利用生鲜数据画图

library("ggplot2")

library("RODBC") #加载RODBC包,读取数据库数据

library("sqldf") #sql语句处理数据

library("scales")

library("reshape2")

library(gcookbook) # For the data set
library("tcltk")

#### 生成数据框 ####

library(RODBC)
#library(plyr)


channel1 <- odbcConnectExcel2007("C:/Users/Jennifer/Desktop/生鲜/生鲜二级商家.xlsx")
jbp01<-sqlFetch(channel1 ,"Sheet4")
head(jbp01)
#,as.is=F) 
odbcClose(channel1)


f = file("C:/Users/Jennifer/Desktop/Book1.xlsx")

readLines(f,10)

#head(jbp01)

close(myconnect) #关闭数据库连接


####数据处理####


#jbp01$month <- as.character(jbp01$month) #月份处理成文本

names(jbp01) <- tolower(names(jbp01))   #字段名调整为小写,易于处理

jbp01$date_id <- as.Date(jbp01$date_id) #日期字段 调整为日期型

head(jbp01)
####线图####

#用sql语句处理
jbp02 <- sqldf("select * from jbp01",row.names=T)

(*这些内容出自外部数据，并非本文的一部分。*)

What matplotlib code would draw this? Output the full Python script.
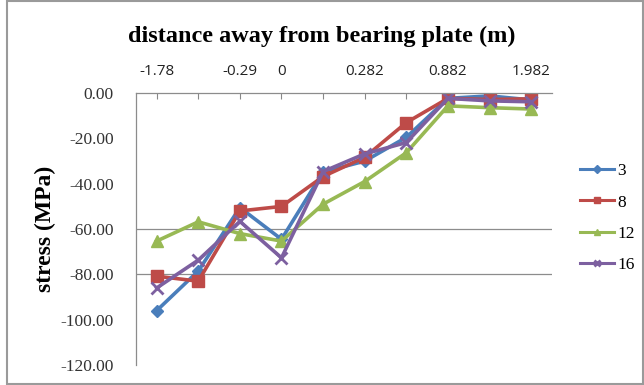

p <- ggplot(jbp02,aes(x=categ_lvl2_name,y=sum(mrchnt_num),colour=factor(prov_name)))

p+
  geom_line(size=0.8)+
  
  xlab("日期")+
  ylab("销售金额 单位:K")+
  labs(title="生鲜商城数据")+#设置图的标题
  scale_y_continuous()

#coord_flip() #横纵坐标翻转

#多个线图
jbp02 <- sqldf("select prov_name,categ_lvl2_name,sum(mrchnt_num) mrchnt_num from jbp01 group by prov_name,categ_lvl2_name",row.names=T)

p <- ggplot(jbp02,aes(x=categ_lvl2_name,y=mrchnt_num),fill= categ_lvl2_name)

p+
  geom_bar( stat = "identity")+
  facet_wrap(~prov_name,scale="free_y")+scale_x_continuous(breaks=1:11)+
  
  xlab("二级类目")+
  ylab("商家数")+
  labs(title="不同省份二级类目商家数") #设置图的标题

####饼图####
jbp02 <- sqldf("select categ_lvl2_name,sum(mrchnt_num) mrchnt_num from jbp01 where prov_name ='上海' group by categ_lvl2_name",row.names=T)

jbp02 <- transform(jbp02, percent=mrchnt_num/sum(mrchnt_num))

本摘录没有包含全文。